Questa esperienza ha ribadito ulteriormente la teoria alla base della pratica di Vipassana: ogni interazione tra il mondo esterno e la mente provoca una sensazione nel corpo. Il legame tra emozioni e sensazioni fisiche è qualcosa che tutti abbiamo sperimentato in prima persona ed è un fenomeno ampiamente riconosciuto dalla scienza. Un pensiero ansiogeno può accelerare il battito cardiaco e far sudare le mani. Mente e corpo si adattano continuamente l’una all’altro e formano un unico sistema che reagisce agli stimoli che esso stesso produce. Praticare Vipassana vuol dire non reagire alle sensazioni fisiche e accogliere qualsiasi esperienza mentale ed emotiva. Questa è la magia della Vipassana: ci fornisce un modo per interrompere quel ciclo di reattività e fare spazio a una risposta ponderata invece che a una reazione istintiva e automatica.

GIORNO 10: UN SENTIERO VERSO IL FUTURO

La mattina è stato un misto di concentrazione ed eccitazione sfrenata per via dell’imminente fine del corso e del nobile silenzio. Non vedevo l’ora di poter condividere la mia esperienza con gli altri e riconnettermi con le persone care che avevo lasciato a casa. Una volta terminato l’obbligo del silenzio, con un’amica abbiamo condiviso la nostra esperienza del ritiro. Dopo l’ondata di eccitazione iniziale, è emerso un misto di emozioni. Il chiacchiericcio tutt’attorno ha iniziato a sembrarmi troppo, un po’ come ritrovarmi su un’autostrada dopo settimane passate a camminare in montagna. Improvvisamente il sospirato ritorno alla vita di tutti i giorni mi è apparso difficile e un po’ angosciante. Mi sono resa conto di quanto importante era stata la mia esperienza di Vipassana e ora avevo paura di perderla. Durante il ritiro mi ero sentita in pace e gratificata. Sentivo di aver trovato un sentiero importante, un percorso verso l’autorealizzazione. Ho sentito sorgere dentro di me esitazione e sfiducia. Le persone là fuori avrebbero riconosciuto il valore della mia esperienza?

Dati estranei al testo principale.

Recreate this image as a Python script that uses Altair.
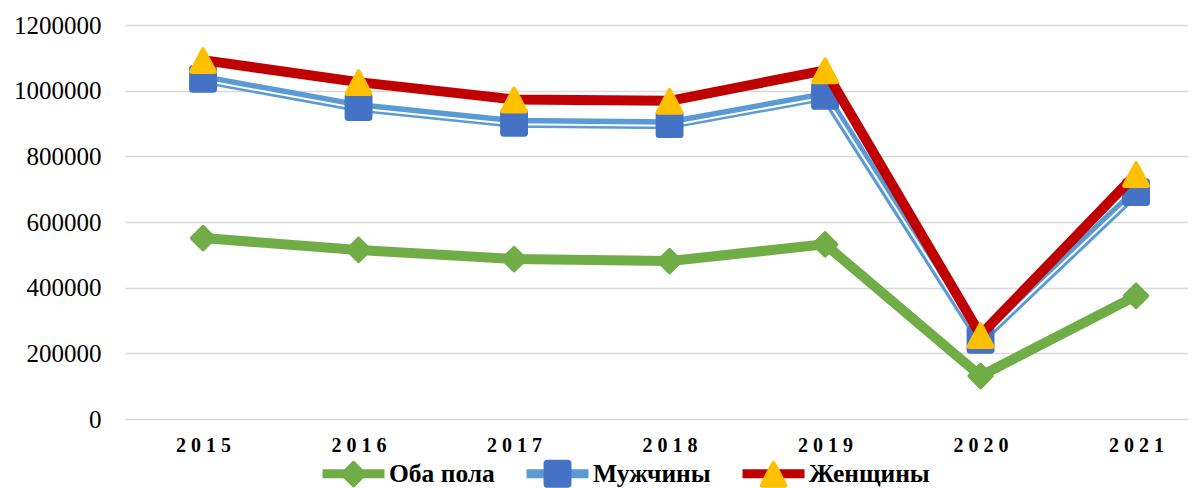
import altair as alt
import pandas as pd

years = [2015, 2016, 2017, 2018, 2019, 2020, 2021]
series_names = ["Оба пола", "Мужчины", "Женщины"]
both = [551000, 515000, 487000, 481000, 532000, 131000, 375000]
men = [1036000, 950000, 902000, 898000, 984000, 241000, 691000]
women = [1093000, 1026000, 973000, 969000, 1062000, 256000, 746000]
y_ticks = [0, 200000, 400000, 600000, 800000, 1000000, 1200000]

line_colors = ["#70AD47", "#5B9BD5", "#C00000"]
marker_colors = ["#70AD47", "#4472C4", "#FFC000"]

rows = []
for name, vals in zip(series_names, [both, men, women]):
    for yr, v in zip(years, vals):
        rows.append({"year": yr, "value": v, "series": name, "series2": name})
df = pd.DataFrame(rows)

EXT = "M-1,0 L1,0 "
diamond = EXT + ("M-0.05,-0.40 Q0,-0.46 0.05,-0.40 L0.40,-0.05 Q0.46,0 0.40,0.05 "
                 "L0.05,0.40 Q0,0.46 -0.05,0.40 L-0.40,0.05 Q-0.46,0 -0.40,-0.05 Z")
square = EXT + ("M-0.33,-0.45 L0.33,-0.45 Q0.45,-0.45 0.45,-0.33 L0.45,0.33 "
                "Q0.45,0.45 0.33,0.45 L-0.33,0.45 Q-0.45,0.45 -0.45,0.33 "
                "L-0.45,-0.33 Q-0.45,-0.45 -0.33,-0.45 Z")
triangle = EXT + ("M-0.07,-0.36 Q0,-0.48 0.07,-0.36 L0.43,0.32 Q0.49,0.45 0.35,0.45 "
                  "L-0.35,0.45 Q-0.49,0.45 -0.43,0.32 Z")

FONT = "Liberation Serif"
SYM = 3844
LX, LY = 193, 413
LEG_FS = 25.5

leg_line = alt.Legend(orient="none", legendX=LX, legendY=LY, direction="horizontal",
                      title=None, symbolType="stroke", symbolSize=SYM, symbolStrokeWidth=9,
                      labelFont=FONT, labelFontSize=LEG_FS, labelFontWeight="bold",
                      labelColor="black", labelOffset=0, columnPadding=13, padding=0,
                      zindex=1)
leg_pt = alt.Legend(orient="none", legendX=LX, legendY=LY, direction="horizontal",
                    title=None, symbolSize=SYM, symbolStrokeWidth=9,
                    symbolStrokeColor="transparent", symbolOpacity=1,
                    labelFont=FONT, labelFontSize=LEG_FS, labelFontWeight="bold",
                    labelColor="transparent", labelOffset=0, columnPadding=13, padding=0,
                    zindex=2)

x_enc = alt.X("year:Q",
              scale=alt.Scale(domain=[2014.498, 2021.334], nice=False, zero=False),
              axis=alt.Axis(values=years, format="d",
                            labelExpr="join(split(datum.label, ''), ' ')",
                            grid=False, domain=False, ticks=False,
                            labelFont=FONT, labelFontSize=20, labelFontWeight="bold",
                            labelColor="black", labelPadding=16, labelFlush=False,
                            title=None))
y_enc = alt.Y("value:Q",
              scale=alt.Scale(domain=[0, 1200000], nice=False),
              axis=alt.Axis(values=y_ticks, format="d", grid=True,
                            gridColor="#D9D9D9", gridWidth=1.5,
                            domain=False, ticks=False,
                            labelFont=FONT, labelFontSize=25, labelColor="black",
                            labelPadding=24, title=None))

color_enc = alt.Color("series:N", scale=alt.Scale(domain=series_names, range=line_colors),
                      legend=leg_line)
# data-driven domain (descending: Оба пола, Мужчины, Женщины) keeps this legend separate
fill_enc = alt.Fill("series2:N", sort="descending",
                    scale=alt.Scale(range=marker_colors), legend=leg_pt)
shape_enc = alt.Shape("series2:N", sort="descending",
                      scale=alt.Scale(range=[diamond, square, triangle]), legend=leg_pt)

base = alt.Chart(df)
layers = []
for name in series_names:
    sub = base.transform_filter(alt.datum.series == name)
    layers.append(sub.mark_line(strokeWidth=10, strokeJoin="round", strokeCap="butt")
                  .encode(x=x_enc, y=y_enc, color=color_enc, order="year:Q"))
    if name == "Мужчины":
        layers.append(sub.mark_line(strokeWidth=2, color="white", yOffset=1.5)
                      .encode(x=x_enc, y=y_enc, order="year:Q"))
    layers.append(sub.mark_point(filled=True, size=SYM, opacity=1, strokeWidth=0)
                  .encode(x=x_enc, y=y_enc, fill=fill_enc, shape=shape_enc))

chart = alt.layer(*layers).properties(
    width=1063, height=394,
    padding={"left": 117, "top": 17, "right": 0, "bottom": 69},
    autosize=alt.AutoSizeParams(type="none"),
    background="white",
).configure(font=FONT).configure_view(stroke=None)

chart.save("out.html", embed_options={"renderer": "svg", "actions": False})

O l’avrebbero snobbata senza cogliere il reale valore che aveva avuto per me?

Inoltre temevo un domani di poter dubitare io stessa del valore della mia esperienza. Mi chiedevo: una volta che questo stato di grazia sarà svanito, mi guarderò indietro come un adulto guarda ai tesori di quando era bambino, con un misto di nostalgia e tenerezza?

Un elemento rassicurante della Vipassana, specialmente rispetto ad altre esperienze spirituali analoghe, è la facilità con cui può essere integrata nella vita quotidiana. È possibile che un ritiro di dieci giorni lasci in uno stato di coscienza tale che semplicemente non può essere mantenuto una volta tornati a casa. Il ritiro è comunque una finestra su un futuro possibile, un futuro che, se solo ci mettiamo impegno e disciplina, è già scritto: continuare a meditare ogni giorno.